Madame L. a, elle aussi, fait l’expérience du 180° qui ne lui a pas apporté l’effet espéré. Elle venait me voir pour apprendre à mettre ses limites au boulot et enfin se faire respecter de ses collègues. Elle se sentait complètement débordée et dépassée par la quantité de travail mais n’osait pas refuser de nouvelles missions et de nouveaux projets par peur de se faire virer. Après avoir apaisé sa peur grâce au scénario du pire, elle a finalement réussi à refuser plusieurs projets. Même si cela l’a soulagée dans un premier temps, elle s’est vite retrouvée dans le collimateur de son collègue direct. Nous avions préparé ensemble ce risque afin d’éviter une attente magique sur le thème « il faut qu’ils m’en demandent moins ! ».
A travers ces différents exemples, nous constatons que nous ne pouvons pas toujours obtenir le changement « idéal ». Monsieur D. aurait pu s’apaiser petit à petit en n’allant plus se confronter quotidiennement à son escroc de voisin. Théo aurait pu enfin se rendre compte que son avenir est entre ses mains et que c’est à lui de prendre ses études en charge. Et Madame L. aurait été en droit d’espérer que son collègue soit compréhensif. Malheureusement il n’en a pas été ainsi pour ces patients-là. Le changement se déroule à un autre niveau.
Il est capital de travailler avec eux sur le deuil du thème de leurs attentes.
Comment dès lors accompagner ces patients ?
Avant tout, en amont, il est primordial de toujours prendre la précaution de prévenir nos patients qu’il y aura forcément un changement s’ils appliquent le 180° proposé mais qu’on ne sait pas toujours dans quel sens ira ce changement. On va régulièrement leur annoncer une aggravation du problème afin de diminuer toutes attentes par rapport au thème de leur tentatives de régulation.
En réalité, il s’agit de faire un vrai 180° au niveau du thème : arrêter la lutte et renoncer à l’objectif tant désiré. Notre rôle est alors d’accompagner le patient dans le deuil du changement souhaité. Ce changement ne semble pas possible au vu du contexte, des personnes, de la situation, …
L’objectif est alors de les mener tout doucement vers l’acceptation.
Ainsi, Monsieur D. a appris à accepter qu’il ne reverra pas la couleur de son argent malgré toutes les démarches juridiques entamées. Alors qu’au début, la colère était ravivée à chaque fois qu’il voyait son voisin, il a pu cheminer petit à petit vers l’indifférence grâce à l’une ou l’autre séance d’hypnose.

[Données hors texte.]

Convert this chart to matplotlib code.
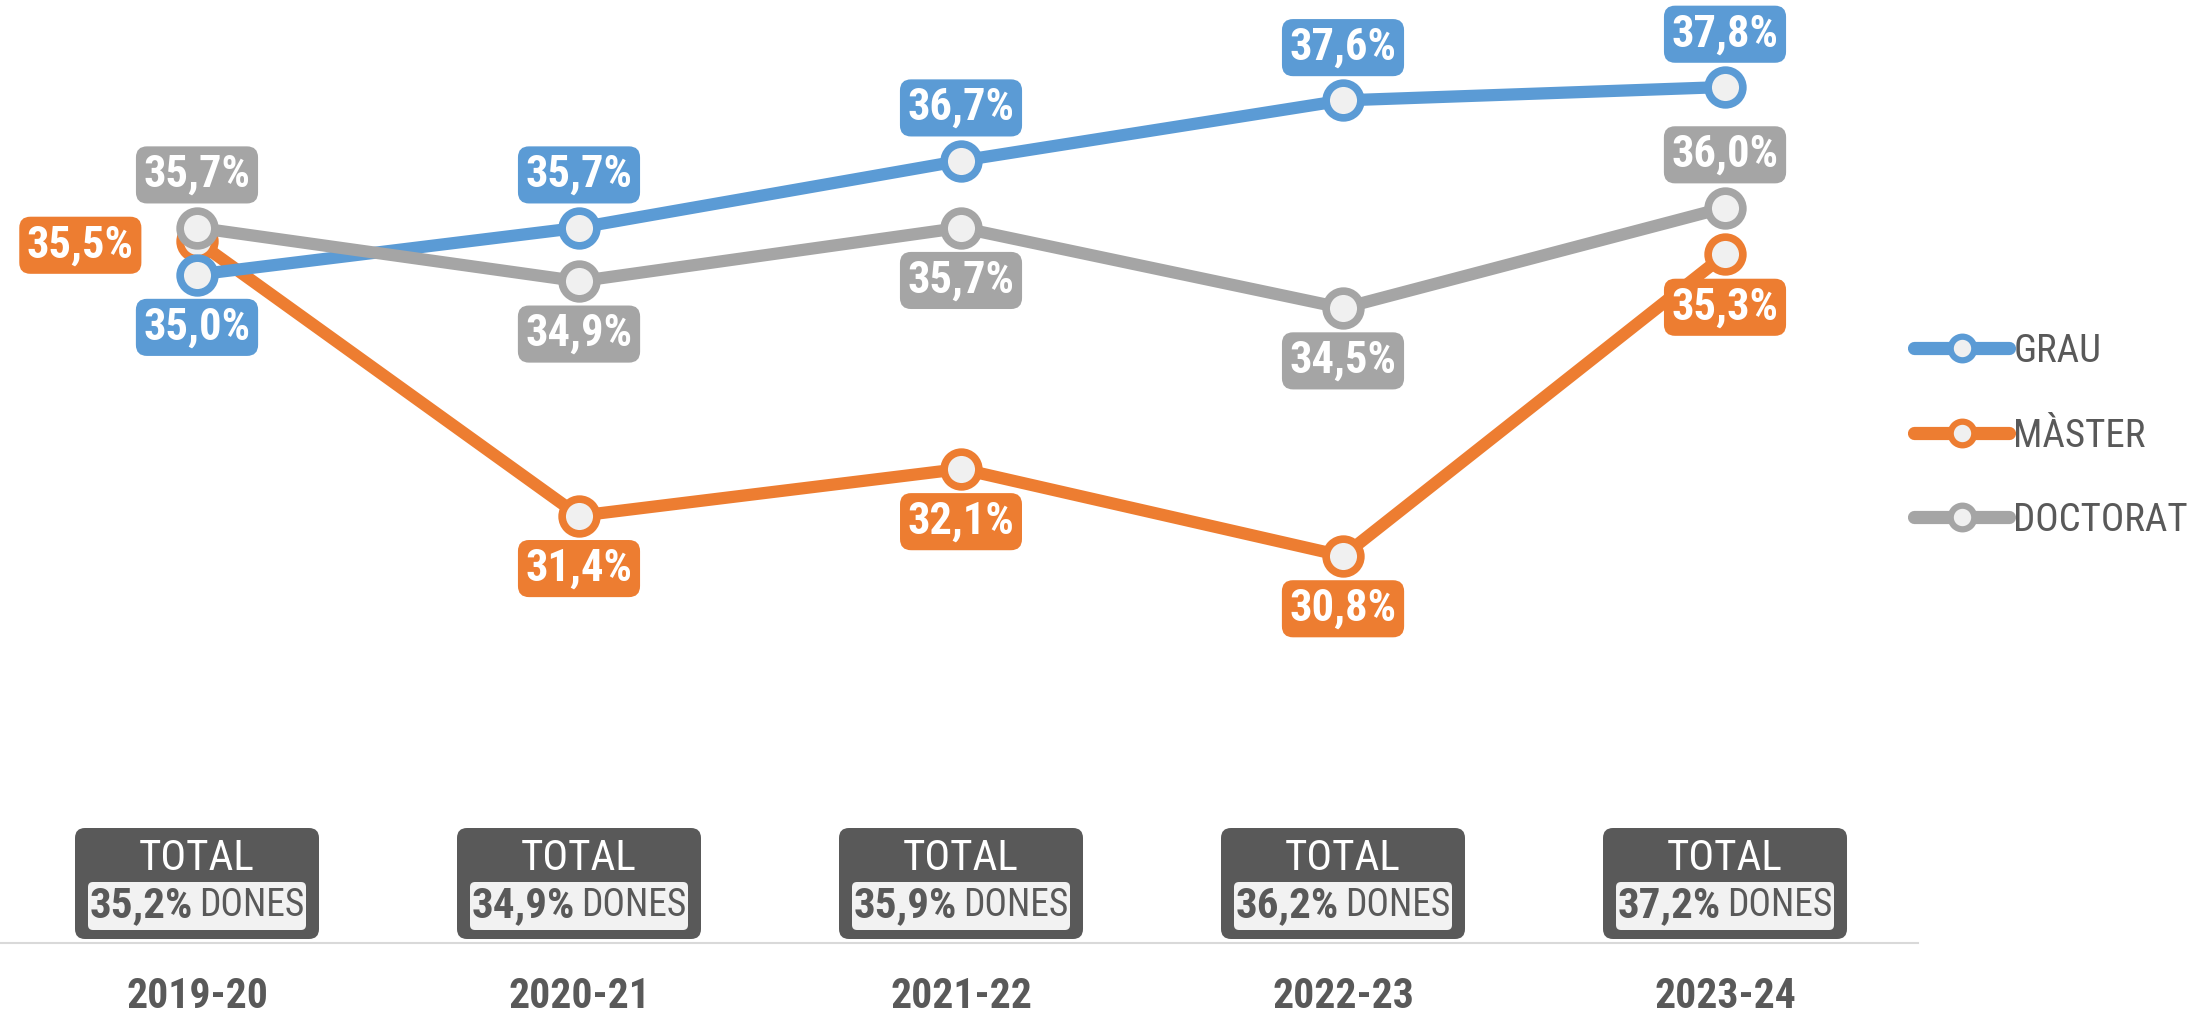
import matplotlib
matplotlib.use("Agg")
import matplotlib.pyplot as plt
from matplotlib import transforms
from matplotlib.patches import FancyBboxPatch

years = ["2019-20", "2020-21", "2021-22", "2022-23", "2023-24"]
grau = [35.0, 35.7, 36.7, 37.6, 37.8]
master = [35.5, 31.4, 32.1, 30.8, 35.3]
doctorat = [35.7, 34.9, 35.7, 34.5, 36.0]
totals = [35.2, 34.9, 35.9, 36.2, 37.2]
series_names = ["GRAU", "MÀSTER", "DOCTORAT"]

# label placement: 'a' above, 'b' below, 'l' left
grau_pos = ['b', 'a', 'a', 'a', 'a']
master_pos = ['l', 'b', 'b', 'b', 'b']
doct_pos = ['a', 'b', 'b', 'b', 'a']

FAM = ['Roboto Condensed', 'DejaVu Sans']
plt.rcParams['font.family'] = FAM

BLUE = '#5B9BD5'
ORANGE = '#ED7D31'
GRAY = '#A5A5A5'
DARK = '#595959'
FACE = '#F0F0F0'

DPI = 100
fig = plt.figure(figsize=(21.87, 10.16), dpi=DPI)
ax = fig.add_axes([0, 0, 1, 1])
ax.set_xlim(-0.5157, 5.2094)
ax.set_ylim(23.934, 39.0985)
ax.axis('off')

x = list(range(len(years)))
order = [(grau, BLUE, grau_pos, 3), (master, ORANGE, master_pos, 2), (doctorat, GRAY, doct_pos, 4)]
lines = []
for (vals, col, pos, z), name in zip(order, series_names):
    ln, = ax.plot(x, vals, color=col, lw=8.8, marker='o', ms=25, mfc=FACE, mec=col,
                  mew=5.5, label=name, zorder=z, solid_capstyle='round')
    lines.append(ln)

def fmt(v):
    return f"{v:.1f}".replace('.', ',') + '%'

for (vals, col, pos, z) in order:
    for i, (v, p) in enumerate(zip(vals, pos)):
        if p == 'a':
            off = (0, 38)
        elif p == 'b':
            off = (0, -38)
        else:
            off = (-84, -3)
        ax.annotate(fmt(v), (i, v), xytext=off,
                    textcoords='offset points', ha='center', va='center',
                    fontsize=32, fontweight='bold', color='white', zorder=10,
                    bbox=dict(boxstyle='round,pad=0.17,rounding_size=0.25', fc=col, ec='none'))

# legend
leg = ax.legend(handles=lines, loc='center left', bbox_to_anchor=(1914 / 2187, 1 - 436 / 1016),
                frameon=False, fontsize=28, handlelength=2.45, handletextpad=0.1,
                labelspacing=1.22, borderpad=0, borderaxespad=0)
for t in leg.get_texts():
    t.set_color(DARK)
for h in leg.legend_handles:
    h.set_linewidth(9.5)
    h.set_markersize(17)
    h.set_markeredgewidth(4.5)

# total boxes
blend = transforms.blended_transform_factory(ax.transData, ax.transAxes)
yc = 1 - 883.5 / 1016
renderer = fig.canvas.get_renderer()
for i, t in enumerate(totals):
    tr = fig.dpi_scale_trans + transforms.ScaledTranslation(i, yc, blend)
    ax.add_patch(FancyBboxPatch((-1.22 + 0.1, -0.555 + 0.1), 2.44 - 0.2, 1.11 - 0.2,
                                boxstyle='round,pad=0.1', fc=DARK, ec='none', transform=tr))
    ax.add_patch(FancyBboxPatch((-1.09 + 0.05, -0.465 + 0.05), 2.18 - 0.1, 0.48 - 0.1,
                                boxstyle='round,pad=0.05', fc='#F2F2F2', ec='none', transform=tr))
    ax.text(0, 0.245, 'TOTAL', transform=tr, ha='center', va='center', fontsize=31, color='white')
    t1 = ax.text(0, -0.225, fmt(t), transform=tr, ha='right', va='center',
                 fontsize=31, fontweight='bold', color=DARK)
    t2 = ax.text(0, -0.225, 'DONES', transform=tr, ha='left', va='center', fontsize=27, color=DARK)
    w1 = t1.get_window_extent(renderer).width / DPI
    w2 = t2.get_window_extent(renderer).width / DPI
    gap = 0.07
    left = -(w1 + gap + w2) / 2
    t1.set_x(left + w1)
    t2.set_x(left + w1 + gap)

ax.plot([0, 1918 / 2187], [1 - 943 / 1016] * 2, transform=ax.transAxes, color='#D9D9D9', lw=1.5)

for i, y in enumerate(years):
    ax.text(i, 1 - 1008 / 1016, y, transform=blend, ha='center', va='baseline', fontsize=30,
            fontweight='bold', color=DARK)

fig.savefig('out.png', dpi=DPI)
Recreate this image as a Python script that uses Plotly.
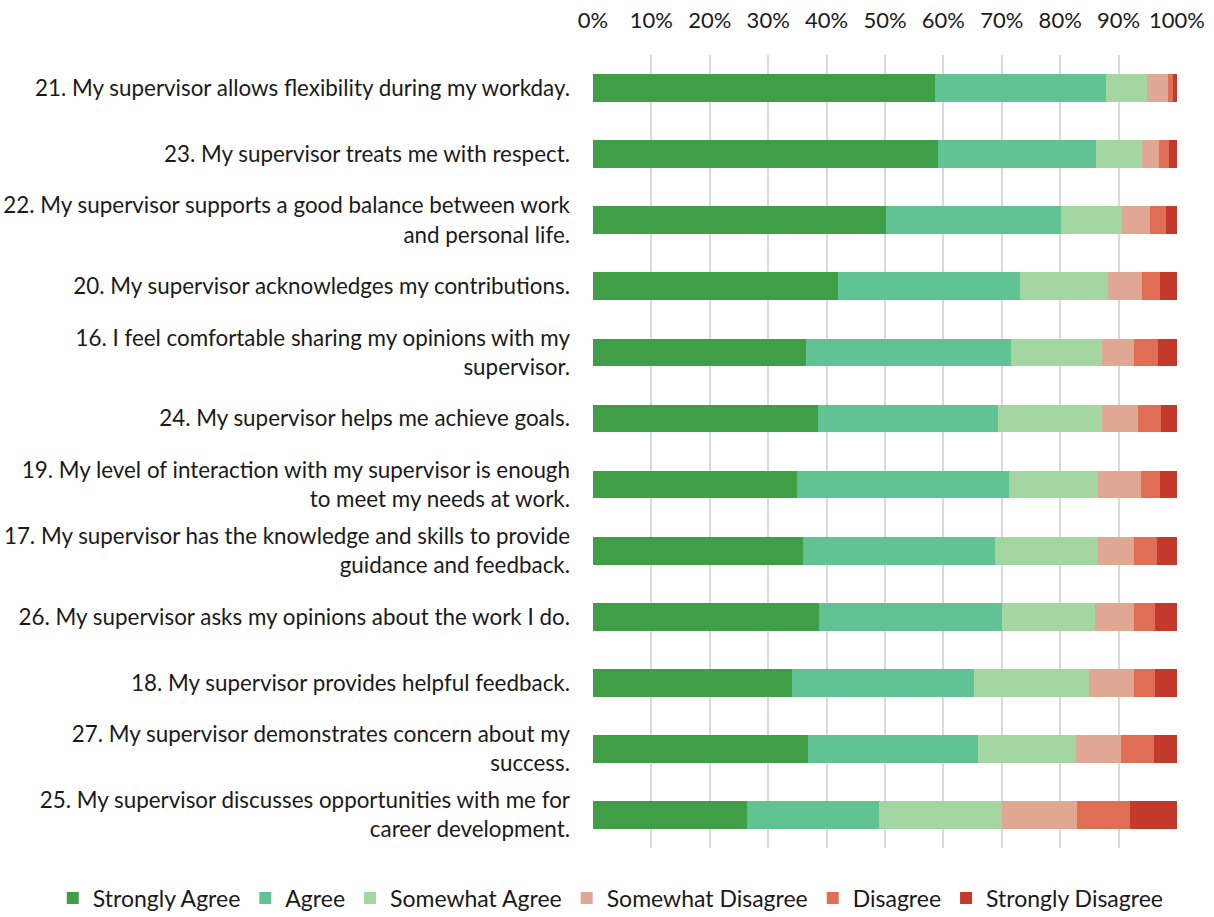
import plotly.graph_objects as go

# Survey items, listed top to bottom
items = [
    "21. My supervisor allows flexibility during my workday.",
    "23. My supervisor treats me with respect.",
    "22. My supervisor supports a good balance between work<br>and personal life.",
    "20. My supervisor acknowledges my contributions.",
    "16. I feel comfortable sharing my opinions with my<br>supervisor.",
    "24. My supervisor helps me achieve goals.",
    "19. My level of interaction with my supervisor is enough<br>to meet my needs at work.",
    "17. My supervisor has the knowledge and skills to provide<br>guidance and feedback.",
    "26. My supervisor asks my opinions about the work I do.",
    "18. My supervisor provides helpful feedback.",
    "27. My supervisor demonstrates concern about my<br>success.",
    "25. My supervisor discusses opportunities with me for<br>career development.",
]

# Response shares (percent) per item, same order as items
strongly_agree    = [58.6, 59.1, 50.1, 42.0, 36.4, 38.6, 34.9, 36.0, 38.7, 34.1, 36.8, 26.4]
agree             = [29.2, 27.1, 30.1, 31.2, 35.1, 30.8, 36.3, 32.9, 31.3, 31.1, 29.2, 22.5]
somewhat_agree    = [7.1, 7.8, 10.3, 15.0, 15.6, 17.7, 15.3, 17.5, 16.0, 19.8, 16.7, 21.1]
somewhat_disagree = [3.5, 3.0, 4.9, 5.8, 5.6, 6.2, 7.4, 6.2, 6.6, 7.7, 7.7, 12.9]
disagree          = [0.9, 1.6, 2.8, 3.1, 4.1, 3.9, 3.2, 3.9, 3.6, 3.6, 5.6, 9.1]
strongly_disagree = [0.7, 1.4, 1.8, 2.9, 3.2, 2.8, 2.9, 3.5, 3.8, 3.7, 4.0, 8.0]

series = [
    ("Strongly Agree", strongly_agree, "#409E46"),
    ("Agree", agree, "#61C294"),
    ("Somewhat Agree", somewhat_agree, "#A4D6A2"),
    ("Somewhat Disagree", somewhat_disagree, "#E0A793"),
    ("Disagree", disagree, "#E06E55"),
    ("Strongly Disagree", strongly_disagree, "#C3392B"),
]

fig = go.Figure()
for name, vals, color in series:
    fig.add_trace(go.Bar(
        name=name,
        y=items,
        x=[v / 100 for v in vals],
        orientation="h",
        marker=dict(color=color, line=dict(width=0)),
        width=0.42,
    ))

font_family = "Lato, Carlito, Calibri, sans-serif"

fig.update_layout(
    barmode="stack",
    width=1214,
    height=917,
    margin=dict(l=593, r=37, t=55, b=69, autoexpand=False),
    paper_bgcolor="white",
    plot_bgcolor="white",
    font=dict(family=font_family, size=22.4, color="#1a1a1a"),
    showlegend=True,
    # anchored left of the plot area so the single row may span the full width
    legend=dict(
        orientation="h",
        xref="paper",
        yref="paper",
        x=-0.925,
        xanchor="left",
        y=-0.036,
        yanchor="top",
        font=dict(size=23, family=font_family),
        itemwidth=30,
        traceorder="normal",
        bgcolor="rgba(0,0,0,0)",
    ),
    xaxis=dict(
        side="top",
        range=[0, 1],
        tickvals=[i / 10 for i in range(11)],
        tickformat=".0%",
        showgrid=True,
        gridcolor="#d9d9d9",
        gridwidth=1.5,
        zeroline=False,
        showline=False,
        ticks="",
        ticklabelstandoff=22,
        tickfont=dict(size=22),
        fixedrange=True,
    ),
    yaxis=dict(
        autorange="reversed",
        showgrid=False,
        showline=False,
        ticks="",
        ticklabelstandoff=22,
        tickfont=dict(size=22.4),
    ),
)

fig.write_html("out.html")
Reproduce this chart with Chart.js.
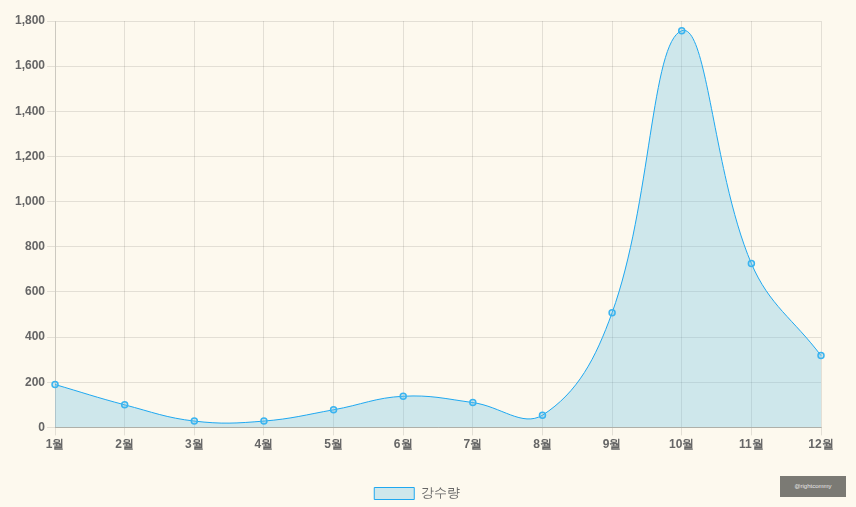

Les parents de Théo, eux, ont évolué vers l’acceptation de l’arrêt des études universitaires pour leur fils. Ils réfléchissent avec lui à une nouvelle orientation.
Et Mme L. a accepté que son environnement de travail est toxique et qu’il est temps de mettre les voiles malgré les risques que la traversée comportera. Nous travaillons les risques du changement afin de l’aider à enfin passer le pas.
En conclusion, quand on prescrit un virage à 180°, il est capital d’être vraiment monté d’un niveau et d’abandonner la lutte, un peu à la manière d’un but conscient duquel nous pourrions nous rapprocher dans certaines de ces situations.